[Your instructions] Quote the records in full and leave their pictures out.

[Source records]
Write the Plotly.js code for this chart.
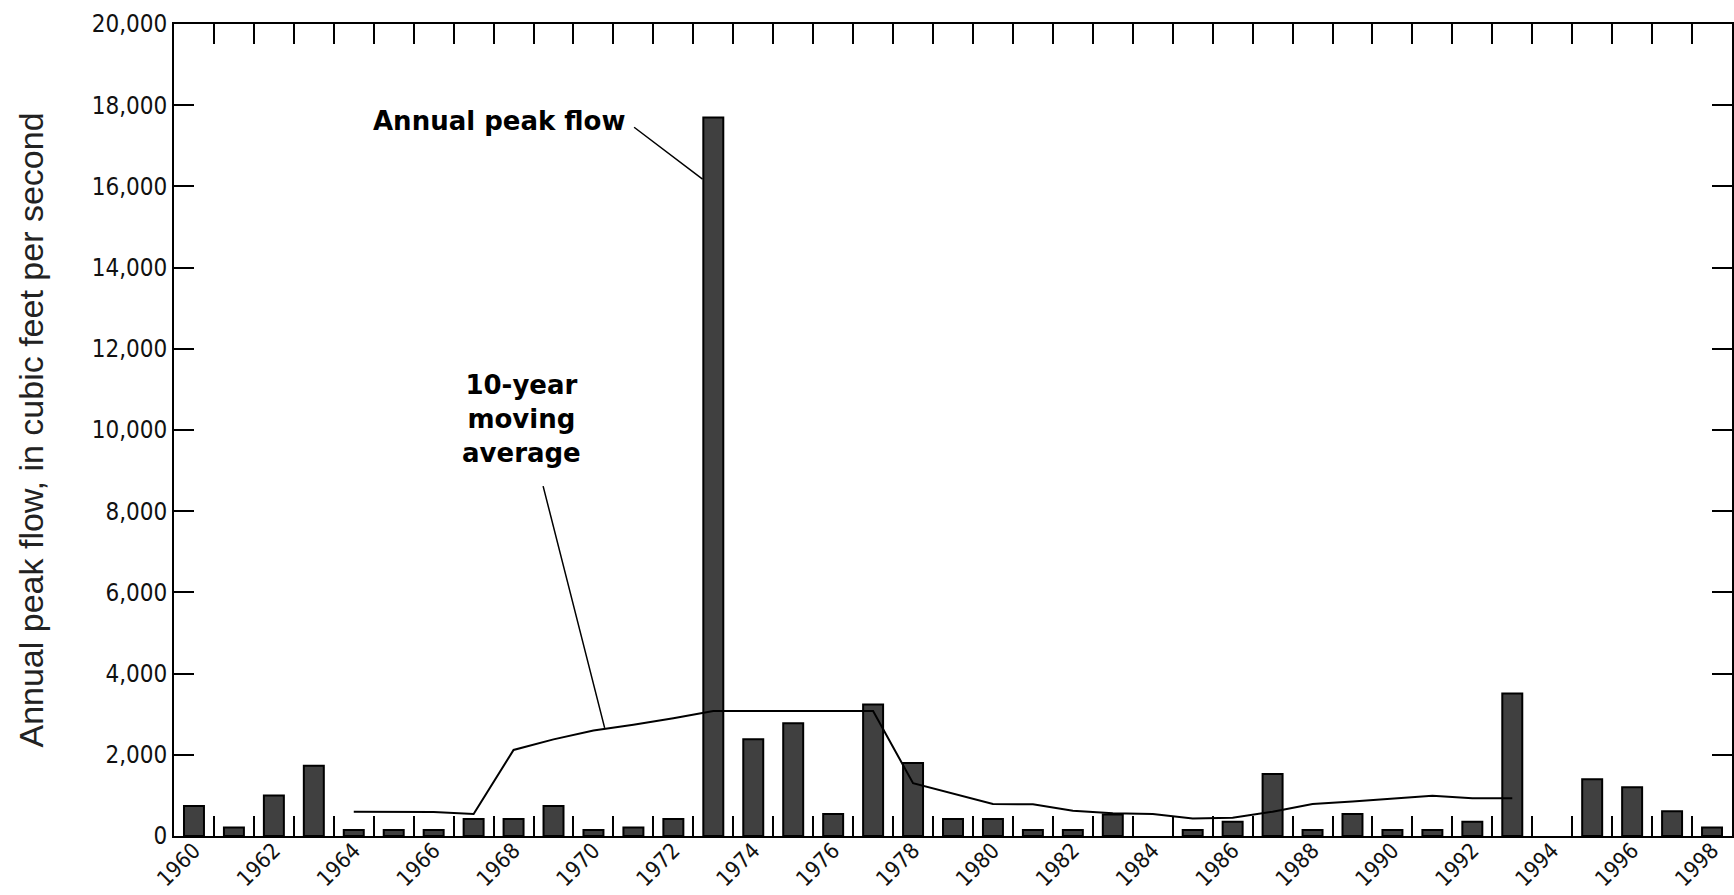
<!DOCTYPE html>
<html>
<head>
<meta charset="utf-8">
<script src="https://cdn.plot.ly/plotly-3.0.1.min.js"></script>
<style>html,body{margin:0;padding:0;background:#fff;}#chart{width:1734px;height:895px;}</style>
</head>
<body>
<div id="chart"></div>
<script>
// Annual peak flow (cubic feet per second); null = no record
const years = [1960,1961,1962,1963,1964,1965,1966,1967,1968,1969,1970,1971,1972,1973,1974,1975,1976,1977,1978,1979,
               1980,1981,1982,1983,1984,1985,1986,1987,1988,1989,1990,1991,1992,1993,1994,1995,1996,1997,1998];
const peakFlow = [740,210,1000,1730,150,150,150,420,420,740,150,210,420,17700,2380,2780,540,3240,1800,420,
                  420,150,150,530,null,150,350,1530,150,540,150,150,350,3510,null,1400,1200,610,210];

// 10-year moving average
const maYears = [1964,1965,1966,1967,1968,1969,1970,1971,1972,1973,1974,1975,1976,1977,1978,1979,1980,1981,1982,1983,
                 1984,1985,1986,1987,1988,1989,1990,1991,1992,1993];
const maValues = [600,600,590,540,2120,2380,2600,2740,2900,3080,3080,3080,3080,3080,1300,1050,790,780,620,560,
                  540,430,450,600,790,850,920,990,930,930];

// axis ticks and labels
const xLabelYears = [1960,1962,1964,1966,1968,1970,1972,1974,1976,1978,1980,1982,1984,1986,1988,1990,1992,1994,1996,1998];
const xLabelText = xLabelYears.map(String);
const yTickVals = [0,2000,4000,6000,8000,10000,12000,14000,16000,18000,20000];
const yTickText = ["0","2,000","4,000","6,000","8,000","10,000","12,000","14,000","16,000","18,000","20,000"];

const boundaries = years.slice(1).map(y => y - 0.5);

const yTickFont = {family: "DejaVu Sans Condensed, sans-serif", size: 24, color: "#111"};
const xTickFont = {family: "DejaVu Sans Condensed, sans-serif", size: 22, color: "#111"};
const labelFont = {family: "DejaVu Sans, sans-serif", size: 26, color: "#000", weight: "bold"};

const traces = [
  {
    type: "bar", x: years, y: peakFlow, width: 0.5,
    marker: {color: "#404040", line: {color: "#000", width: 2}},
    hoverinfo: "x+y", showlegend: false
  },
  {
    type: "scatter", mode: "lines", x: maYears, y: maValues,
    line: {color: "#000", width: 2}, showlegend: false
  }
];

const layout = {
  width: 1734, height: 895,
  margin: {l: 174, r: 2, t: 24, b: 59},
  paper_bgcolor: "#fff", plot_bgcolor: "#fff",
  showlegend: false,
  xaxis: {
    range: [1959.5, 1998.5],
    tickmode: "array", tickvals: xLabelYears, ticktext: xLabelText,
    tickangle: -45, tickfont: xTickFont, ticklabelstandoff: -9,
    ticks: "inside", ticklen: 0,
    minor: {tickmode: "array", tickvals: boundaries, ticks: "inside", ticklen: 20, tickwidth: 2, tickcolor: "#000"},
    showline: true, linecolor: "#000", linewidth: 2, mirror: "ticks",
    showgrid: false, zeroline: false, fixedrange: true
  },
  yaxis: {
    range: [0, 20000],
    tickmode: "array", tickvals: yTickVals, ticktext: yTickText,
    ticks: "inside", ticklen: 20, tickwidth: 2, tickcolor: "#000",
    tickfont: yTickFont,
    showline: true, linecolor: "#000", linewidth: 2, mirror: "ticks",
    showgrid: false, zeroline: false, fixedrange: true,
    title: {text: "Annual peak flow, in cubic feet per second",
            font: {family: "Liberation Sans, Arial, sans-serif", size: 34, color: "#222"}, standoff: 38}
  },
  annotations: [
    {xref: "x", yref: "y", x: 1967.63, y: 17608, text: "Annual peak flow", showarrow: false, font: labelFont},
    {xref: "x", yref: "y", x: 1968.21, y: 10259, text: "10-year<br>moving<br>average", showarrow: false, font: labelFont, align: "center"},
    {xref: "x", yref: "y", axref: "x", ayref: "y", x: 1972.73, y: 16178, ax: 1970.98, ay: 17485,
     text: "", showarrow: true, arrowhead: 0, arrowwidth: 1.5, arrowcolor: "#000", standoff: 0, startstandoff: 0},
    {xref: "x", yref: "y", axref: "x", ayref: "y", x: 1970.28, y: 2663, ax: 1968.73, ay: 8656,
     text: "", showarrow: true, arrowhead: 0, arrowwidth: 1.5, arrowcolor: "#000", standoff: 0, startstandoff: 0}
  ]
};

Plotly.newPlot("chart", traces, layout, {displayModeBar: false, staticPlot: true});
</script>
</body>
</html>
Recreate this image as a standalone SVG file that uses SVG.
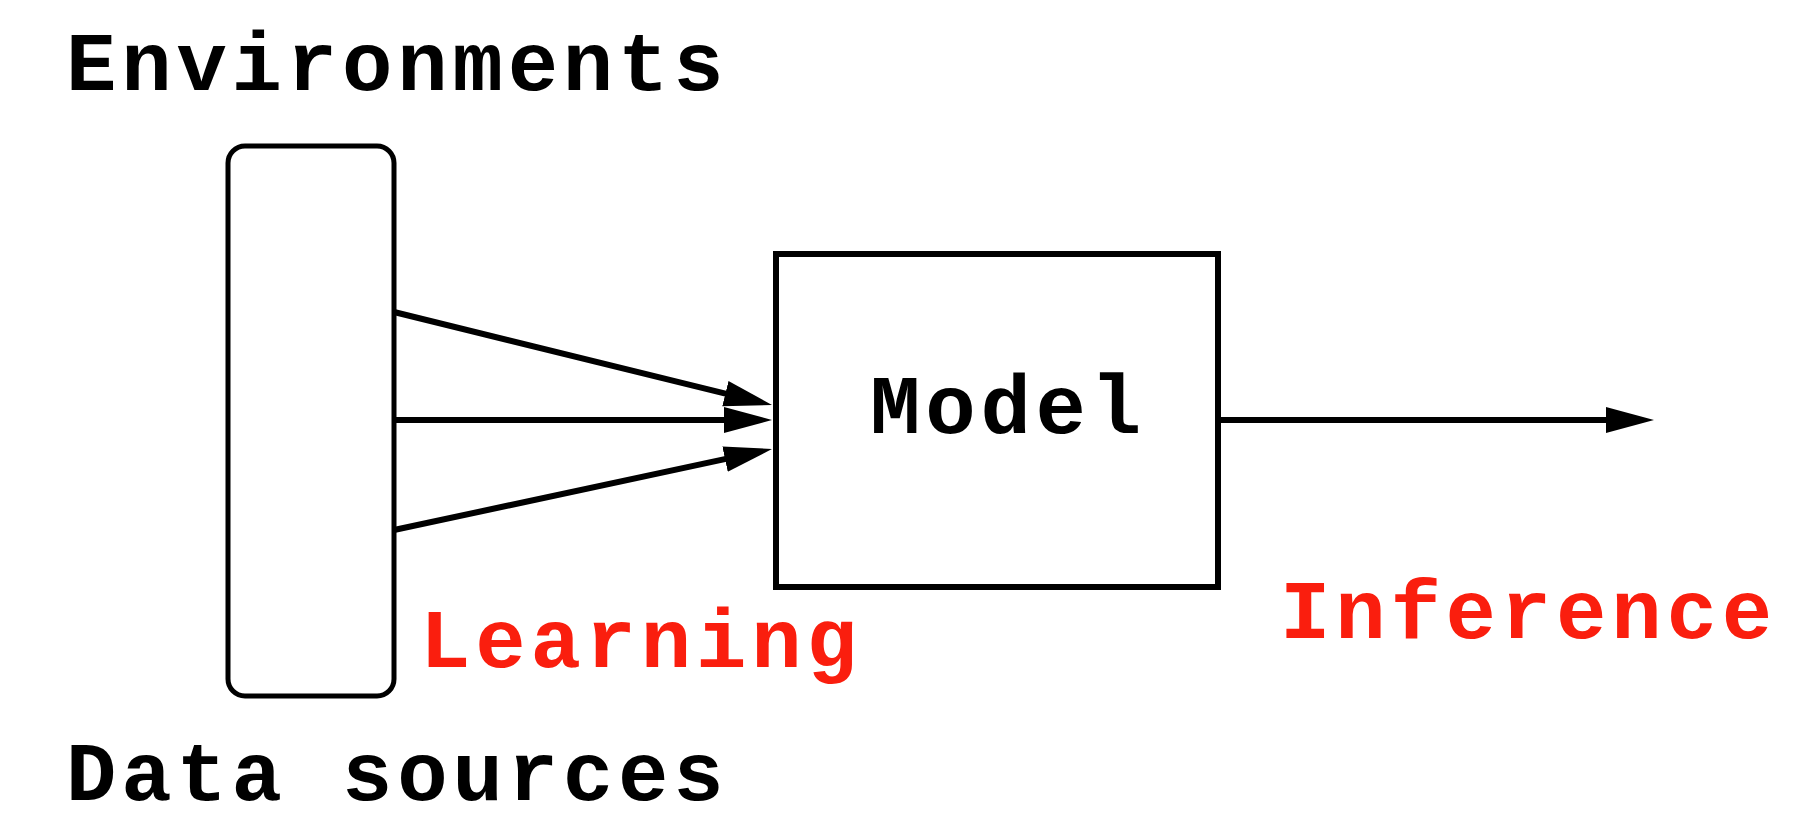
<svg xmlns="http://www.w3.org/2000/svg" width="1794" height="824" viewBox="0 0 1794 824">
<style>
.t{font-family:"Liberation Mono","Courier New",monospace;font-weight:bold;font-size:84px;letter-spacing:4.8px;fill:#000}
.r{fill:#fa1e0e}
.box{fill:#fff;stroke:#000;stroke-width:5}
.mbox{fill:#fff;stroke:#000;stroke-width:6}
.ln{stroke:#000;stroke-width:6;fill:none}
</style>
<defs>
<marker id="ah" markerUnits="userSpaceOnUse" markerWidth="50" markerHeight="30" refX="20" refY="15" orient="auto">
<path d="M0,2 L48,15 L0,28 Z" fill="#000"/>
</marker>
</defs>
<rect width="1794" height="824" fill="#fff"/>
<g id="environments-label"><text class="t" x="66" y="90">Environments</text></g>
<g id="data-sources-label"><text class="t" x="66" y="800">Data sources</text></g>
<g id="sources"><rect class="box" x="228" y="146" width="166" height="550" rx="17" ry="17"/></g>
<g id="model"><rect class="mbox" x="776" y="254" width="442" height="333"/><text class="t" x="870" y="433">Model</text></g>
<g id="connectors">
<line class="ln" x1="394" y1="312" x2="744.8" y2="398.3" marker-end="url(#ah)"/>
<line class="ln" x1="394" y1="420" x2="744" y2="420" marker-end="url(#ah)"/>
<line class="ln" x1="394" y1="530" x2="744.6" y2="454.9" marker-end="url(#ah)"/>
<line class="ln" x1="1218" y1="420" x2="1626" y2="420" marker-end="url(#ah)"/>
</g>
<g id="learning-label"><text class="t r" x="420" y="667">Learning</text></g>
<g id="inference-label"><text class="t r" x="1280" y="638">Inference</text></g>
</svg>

[Answer to the exercise]
Write the Plotly.js code for this chart.
<!DOCTYPE html>
<html>
<head>
<meta charset="utf-8">
<script src="https://cdn.plot.ly/plotly-3.0.1.min.js"></script>
<style>html,body{margin:0;padding:0;background:#fff;}#chart{width:1734px;height:895px;}</style>
</head>
<body>
<div id="chart"></div>
<script>
// Annual peak flow (cubic feet per second); null = no record
const years = [1960,1961,1962,1963,1964,1965,1966,1967,1968,1969,1970,1971,1972,1973,1974,1975,1976,1977,1978,1979,
               1980,1981,1982,1983,1984,1985,1986,1987,1988,1989,1990,1991,1992,1993,1994,1995,1996,1997,1998];
const peakFlow = [740,210,1000,1730,150,150,150,420,420,740,150,210,420,17700,2380,2780,540,3240,1800,420,
                  420,150,150,530,null,150,350,1530,150,540,150,150,350,3510,null,1400,1200,610,210];

// 10-year moving average
const maYears = [1964,1965,1966,1967,1968,1969,1970,1971,1972,1973,1974,1975,1976,1977,1978,1979,1980,1981,1982,1983,
                 1984,1985,1986,1987,1988,1989,1990,1991,1992,1993];
const maValues = [600,600,590,540,2120,2380,2600,2740,2900,3080,3080,3080,3080,3080,1300,1050,790,780,620,560,
                  540,430,450,600,790,850,920,990,930,930];

// axis ticks and labels
const xLabelYears = [1960,1962,1964,1966,1968,1970,1972,1974,1976,1978,1980,1982,1984,1986,1988,1990,1992,1994,1996,1998];
const xLabelText = xLabelYears.map(String);
const yTickVals = [0,2000,4000,6000,8000,10000,12000,14000,16000,18000,20000];
const yTickText = ["0","2,000","4,000","6,000","8,000","10,000","12,000","14,000","16,000","18,000","20,000"];

const boundaries = years.slice(1).map(y => y - 0.5);

const yTickFont = {family: "DejaVu Sans Condensed, sans-serif", size: 24, color: "#111"};
const xTickFont = {family: "DejaVu Sans Condensed, sans-serif", size: 22, color: "#111"};
const labelFont = {family: "DejaVu Sans, sans-serif", size: 26, color: "#000", weight: "bold"};

const traces = [
  {
    type: "bar", x: years, y: peakFlow, width: 0.5,
    marker: {color: "#404040", line: {color: "#000", width: 2}},
    hoverinfo: "x+y", showlegend: false
  },
  {
    type: "scatter", mode: "lines", x: maYears, y: maValues,
    line: {color: "#000", width: 2}, showlegend: false
  }
];

const layout = {
  width: 1734, height: 895,
  margin: {l: 174, r: 2, t: 24, b: 59},
  paper_bgcolor: "#fff", plot_bgcolor: "#fff",
  showlegend: false,
  xaxis: {
    range: [1959.5, 1998.5],
    tickmode: "array", tickvals: xLabelYears, ticktext: xLabelText,
    tickangle: -45, tickfont: xTickFont, ticklabelstandoff: -9,
    ticks: "inside", ticklen: 0,
    minor: {tickmode: "array", tickvals: boundaries, ticks: "inside", ticklen: 20, tickwidth: 2, tickcolor: "#000"},
    showline: true, linecolor: "#000", linewidth: 2, mirror: "ticks",
    showgrid: false, zeroline: false, fixedrange: true
  },
  yaxis: {
    range: [0, 20000],
    tickmode: "array", tickvals: yTickVals, ticktext: yTickText,
    ticks: "inside", ticklen: 20, tickwidth: 2, tickcolor: "#000",
    tickfont: yTickFont,
    showline: true, linecolor: "#000", linewidth: 2, mirror: "ticks",
    showgrid: false, zeroline: false, fixedrange: true,
    title: {text: "Annual peak flow, in cubic feet per second",
            font: {family: "Liberation Sans, Arial, sans-serif", size: 34, color: "#222"}, standoff: 38}
  },
  annotations: [
    {xref: "x", yref: "y", x: 1967.63, y: 17608, text: "Annual peak flow", showarrow: false, font: labelFont},
    {xref: "x", yref: "y", x: 1968.21, y: 10259, text: "10-year<br>moving<br>average", showarrow: false, font: labelFont, align: "center"},
    {xref: "x", yref: "y", axref: "x", ayref: "y", x: 1972.73, y: 16178, ax: 1970.98, ay: 17485,
     text: "", showarrow: true, arrowhead: 0, arrowwidth: 1.5, arrowcolor: "#000", standoff: 0, startstandoff: 0},
    {xref: "x", yref: "y", axref: "x", ayref: "y", x: 1970.28, y: 2663, ax: 1968.73, ay: 8656,
     text: "", showarrow: true, arrowhead: 0, arrowwidth: 1.5, arrowcolor: "#000", standoff: 0, startstandoff: 0}
  ]
};

Plotly.newPlot("chart", traces, layout, {displayModeBar: false, staticPlot: true});
</script>
</body>
</html>
Recreate this image as a standalone SVG file that uses SVG.
<svg xmlns="http://www.w3.org/2000/svg" width="1794" height="824" viewBox="0 0 1794 824">
<style>
.t{font-family:"Liberation Mono","Courier New",monospace;font-weight:bold;font-size:84px;letter-spacing:4.8px;fill:#000}
.r{fill:#fa1e0e}
.box{fill:#fff;stroke:#000;stroke-width:5}
.mbox{fill:#fff;stroke:#000;stroke-width:6}
.ln{stroke:#000;stroke-width:6;fill:none}
</style>
<defs>
<marker id="ah" markerUnits="userSpaceOnUse" markerWidth="50" markerHeight="30" refX="20" refY="15" orient="auto">
<path d="M0,2 L48,15 L0,28 Z" fill="#000"/>
</marker>
</defs>
<rect width="1794" height="824" fill="#fff"/>
<g id="environments-label"><text class="t" x="66" y="90">Environments</text></g>
<g id="data-sources-label"><text class="t" x="66" y="800">Data sources</text></g>
<g id="sources"><rect class="box" x="228" y="146" width="166" height="550" rx="17" ry="17"/></g>
<g id="model"><rect class="mbox" x="776" y="254" width="442" height="333"/><text class="t" x="870" y="433">Model</text></g>
<g id="connectors">
<line class="ln" x1="394" y1="312" x2="744.8" y2="398.3" marker-end="url(#ah)"/>
<line class="ln" x1="394" y1="420" x2="744" y2="420" marker-end="url(#ah)"/>
<line class="ln" x1="394" y1="530" x2="744.6" y2="454.9" marker-end="url(#ah)"/>
<line class="ln" x1="1218" y1="420" x2="1626" y2="420" marker-end="url(#ah)"/>
</g>
<g id="learning-label"><text class="t r" x="420" y="667">Learning</text></g>
<g id="inference-label"><text class="t r" x="1280" y="638">Inference</text></g>
</svg>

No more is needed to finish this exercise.